Apr 20, 2015

How Do You Answer The Question?

     From a section added to Social Security's HALLEX manual last week:
Before closing the hearing, the administrative law judge (ALJ) will remind the claimant that he or she must inform the ALJ about or submit, in its entirety, all evidence known to him or her that relates to whether he or she is blind or disabled. See 20 CFR 404.1512 and 416.912. If the claimant has a representative, then the ALJ will remind the representative that he or she must help the claimant obtain the information that the claimant must submit. See 20 CFR 404.1512, 404.1740, 416.912, and 416.1540. The ALJ must ask the claimant and the representative if they are aware of any additional evidence that relates to whether the claimant is blind or disabled.

5 comments:

Anonymous said...

easy. if you know of med evidence that is out there, you tell us. if you lie, it will be held against you as a credibility factor

Anonymous said...

the days of hiding the dr. reports that call out the claimant as a malingerer or the MSS which limit the claimant to medium work are over.

Anonymous said...

Just answer honestly.

"As of this moment, there is no additional information available."

Or...

"Possibly. I requested records from...(blank)...several times but have not received them to date."

Anonymous said...

@ 8:45 - new reg is not limited to medical or even relevant evidence, so no, those answers are not sufficient.

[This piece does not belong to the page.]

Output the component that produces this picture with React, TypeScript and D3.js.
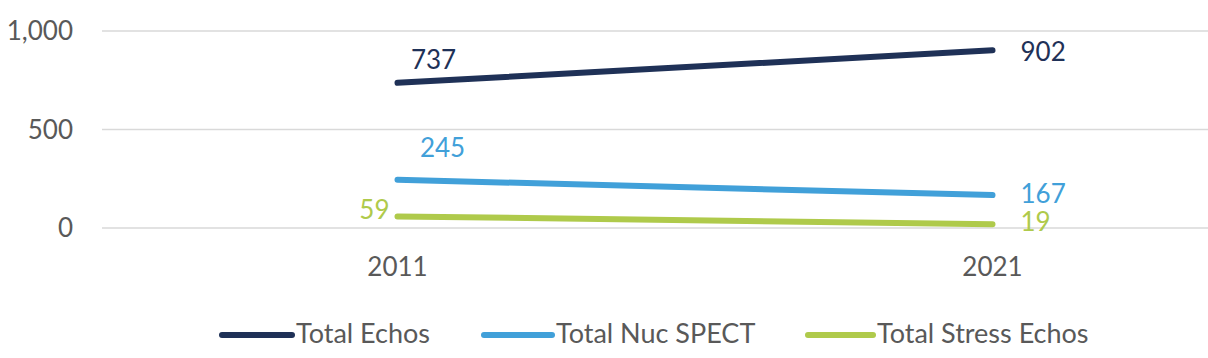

@ 8:46, lmao, good one, right. To the very limited extent this happens (or makes any difference in the outcome of the claim), this will do next to nothing to end the practice.

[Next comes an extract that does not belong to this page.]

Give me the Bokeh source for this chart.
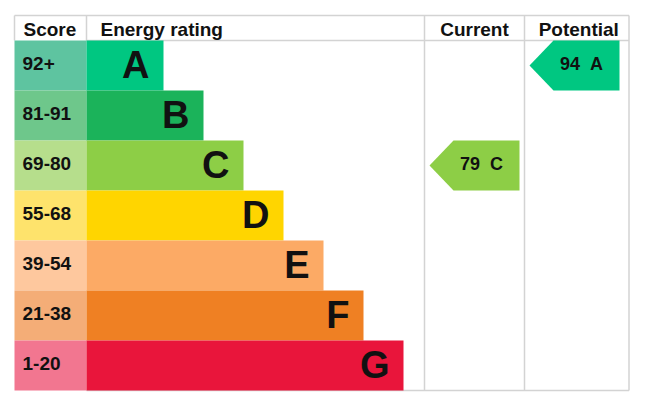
import numpy as np
from bokeh.plotting import figure
from bokeh.models import Range1d, ColumnDataSource
from bokeh.core.properties import value
from bokeh.embed import file_html
from bokeh.resources import INLINE

# ===== DATA ==========================================
ratings = ["A", "B", "C", "D", "E", "F", "G"]
score_ranges = ["92+", "81-91", "69-80", "55-68", "39-54", "21-38", "1-20"]
band_low = [92, 81, 69, 55, 39, 21, 1]
bar_colors = ["#00c781", "#1bb35a", "#8dce46", "#ffd500", "#fcaa65", "#ef8023", "#e9153b"]
score_colors = ["#5ec4a0", "#6ec78b", "#b6de8c", "#fee36c", "#fec89e", "#f4ad77", "#f27690"]
headers = ["Score", "Energy rating", "Current", "Potential"]
current_score = 79
potential_score = 94

# ===== LAYOUT (pixels across, rows down) =============
FONT = value("Liberation Sans")
GRID = "#d3d3d3"
x_left, x_score, x_cur, x_pot, x_right = 14, 86, 424, 524, 628.5
bar_first, bar_step = 163, 40
arrow_w, arrow_tip = 90, 24


def band_of(score):
    for i, low in enumerate(band_low):
        if score >= low:
            return i
    return len(band_low) - 1


n = len(ratings)
rows = np.arange(n)
bar_right = [bar_first + bar_step * i for i in range(n)]

p = figure(width=641, height=401, output_backend="svg", toolbar_location=None,
           x_axis_location=None, y_axis_location=None,
           x_range=Range1d(0, 641), y_range=Range1d(6.72, -1.3),
           min_border=0, outline_line_color=None)
p.grid.visible = False
p.background_fill_color = "white"

# grid / borders
p.segment(x0=[x_left, x_left, x_score, x_cur, x_pot, x_right, x_score, x_score],
          y0=[-1.0, -1.0, -1.0, -1.0, -1.0, -1.0, -0.5, n - 0.5],
          x1=[x_right, x_left, x_score, x_cur, x_pot, x_right, x_right, x_right],
          y1=[-1.0, -0.5, -0.5, n - 0.5, n - 0.5, n - 0.5, -0.5, n - 0.5],
          line_color=GRID, line_width=1.5)

# score cells and rating bars
src = ColumnDataSource(dict(y=rows, right=bar_right, color=bar_colors,
                            scolor=score_colors, letter=ratings,
                            score=score_ranges,
                            lx=[r - 14 for r in bar_right],
                            ly=rows - 0.01, sy=rows - 0.05))
p.hbar(y="y", left=x_left, right=x_score, height=1.0, fill_color="scolor",
       line_color=None, source=src)
p.hbar(y="y", left=x_score, right="right", height=1.0, fill_color="color",
       line_color=None, source=src)
p.text(x=x_left + 8, y="sy", text="score", source=src, text_font=FONT,
       text_font_style="bold", text_font_size="19px", text_color="#111111",
       text_baseline="middle")
p.text(x="lx", y="ly", text="letter", source=src, text_font=FONT,
       text_font_style="bold", text_font_size="38px", text_color="#111111",
       text_align="right", text_baseline="middle")

# headers
p.text(x=[x_left + 9, x_score + 14, (x_cur + x_pot) / 2, (x_pot + x_right) / 2 + 2],
       y=[-0.72] * 4, text=headers, text_font=FONT, text_font_style="bold",
       text_font_size="19px", text_color="#111111",
       text_align=["left", "left", "center", "center"], text_baseline="middle")

# current / potential arrows
xs, ys, cols, tx, ty, tt = [], [], [], [], [], []
for col_l, sc in [(x_cur, current_score), (x_pot, potential_score)]:
    b = band_of(sc)
    a0 = col_l + 5
    xs.append([a0, a0 + arrow_tip, a0 + arrow_w, a0 + arrow_w, a0 + arrow_tip])
    ys.append([b, b - 0.5, b - 0.5, b + 0.5, b + 0.5])
    cols.append(bar_colors[b])
    tx.append(col_l + 57)
    ty.append(b - 0.03)
    tt.append(f"{sc}\u00a0\u00a0{ratings[b]}")
p.patches(xs, ys, fill_color=cols, line_color=None)
p.text(x=tx, y=ty, text=tt, text_font=FONT, text_font_style="bold",
       text_font_size="18px", text_color="#111111", text_align="center",
       text_baseline="middle")

open("out.html", "w").write(file_html(p, INLINE))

Another dub rule. What is the point? In reality if the rep says no, and then the agency discovers that there is an irrelevant OB-GYN visit that wasn't in the record, is the agency going to rehear the case? Punish the claimant (how)?

In real life this will only lead to remands where the ALJ forgets to ask.

Anonymous said...

There are multiple possible ways around this: The claimant has the right to contact providers and limit the scope of records sent or decline to allow records to be sent altogether. A competent attorney can easily argue various or specific records do not relate to impairments (eg; ob-gyn, dermatology, etc) therefore are not relevant. Where things can get dicey if when records mention other medical sources, thereby opening the door of doubt or credibility, or if the claimant does his own ADLs, or even worse, speaks to an adjudicator or hearings staffer and mentions additional providers and the attorney has not reviewed the ADLs or the claimant doesn't inform the attorney of the their interactions, thinking they were no big deal. A representative's staff has to be thorough, period.